There are many types of gourmet salts available in the market with claims to help differentiate themselves in the eyes of the consumer. Suppliers of some Himalayan pink salt claim that this salt is heathier and tastes better in foods compared to other salts due to the presence of trace minerals. Although there may be differences in color and minor chemical composition compared to table salt, the major component of these salts and most other sea and land salts is sodium chloride. These subtle differences in mineral composition and other impurities may contribute to more than a color difference.

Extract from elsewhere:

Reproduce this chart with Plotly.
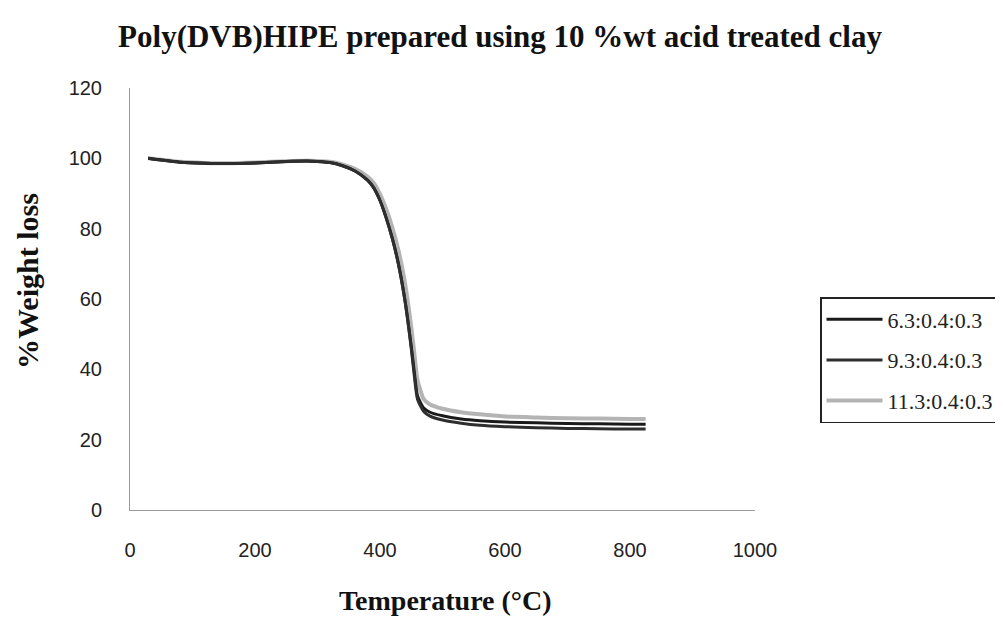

Himalayan pink salt comes from ancient sea salt deposits found in the Himalayan Mountains. It is claimed that the salt is mined in caves by hand and stone ground, suggesting that it is minimally processed. Salts from this region will contain impurities (e.g., minerals) that help define the native geological features of the mountains and characterize the physical properties of the salt. For example, Himalayan salts have varying shades of color including white, pink and dark red. The pink or red color is generally attributed to iron oxide, copper or red marl (clay or silt). Sea salt is produced by solar evaporation of ocean water. Similarly, table salt may be produced by mechanical evaporation of brine. The nature of this crystallization process from brine leads to a highly purified table salt crystal that has fewer impurities—hence its white color compared to the Himalayan salt hues.